What's Letter Y About?

Your little learner joins Miss Meera and friendly animal classmates to discover the letter Y through an enchanting story about yaks, yo-yos, and yellow yarn! They'll master the "yuh" sound, identify Y words, and learn to write both uppercase and lowercase Y.

10 minutes
Ages 3-5
Skill: Letter recognition and phonics

Your kid watches friendly animals explore Y words through storytelling. You get 10 minutes to enjoy your coffee while it's still warm.

Bobby the animal shows off his yo-yo tricks when Miss Meera arrives with a basket of yellow yarn. She tells an engaging story about Yuri the Yak who lives in the mountains, then guides the class through identifying Y words and practicing letter formation with clear, step-by-step instructions.

What your child learns:

Through repetition, storytelling, and hands-on letter practice, your child builds essential pre-reading skills. They'll connect the "yuh" sound to the letter Y and recognize it in everyday words.
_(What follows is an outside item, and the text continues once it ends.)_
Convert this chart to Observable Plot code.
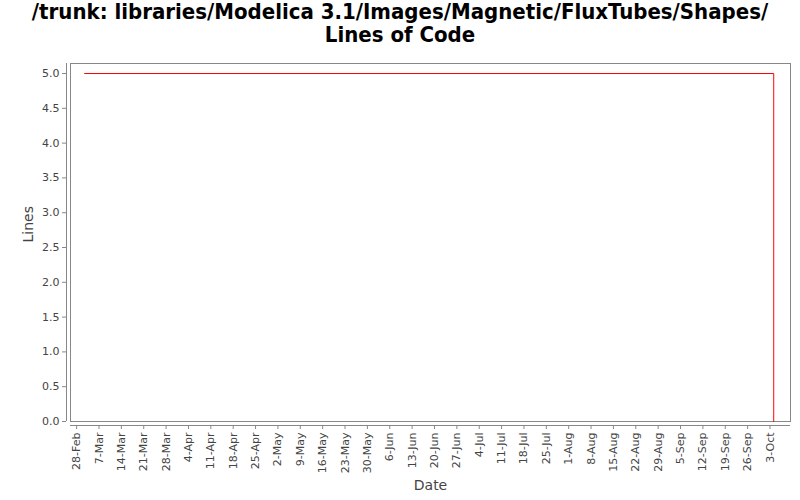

  • Identifies the letter Y in uppercase and lowercase forms
  • Produces the "yuh" sound consistently and correctly
  • Recognizes Y at the beginning of common words (yellow, yes, you)
  • Writes uppercase Y using proper stroke order
  • Writes lowercase y with the descending tail below the baseline

They'll use these skills when:

  • Spotting the letter Y on signs, books, and food packages at the grocery store
  • Answering "yes" and noticing it starts with Y
  • Writing their name if it contains the letter Y
  • Playing alphabet games and singing ABC songs with friends

The Story (what keeps them watching)

Bobby's yo-yo kicks off a Y-word adventure! Miss Meera tells the tale of Yuri the Yak, who lives high in the mountains where yaks celebrate a special festival. When the sleepy Sun won't come out, the hungry yaks can't eat their yummy breakfast of yam chips and yogurt. Clever Yuri gathers yellow egg yolks in a big tub to look like the Sun, and all the yaks sing together. The Sun peeks out, loves the gift, and everyone celebrates! Back in class, the kids recall all the Y words and learn to write the letter step-by-step.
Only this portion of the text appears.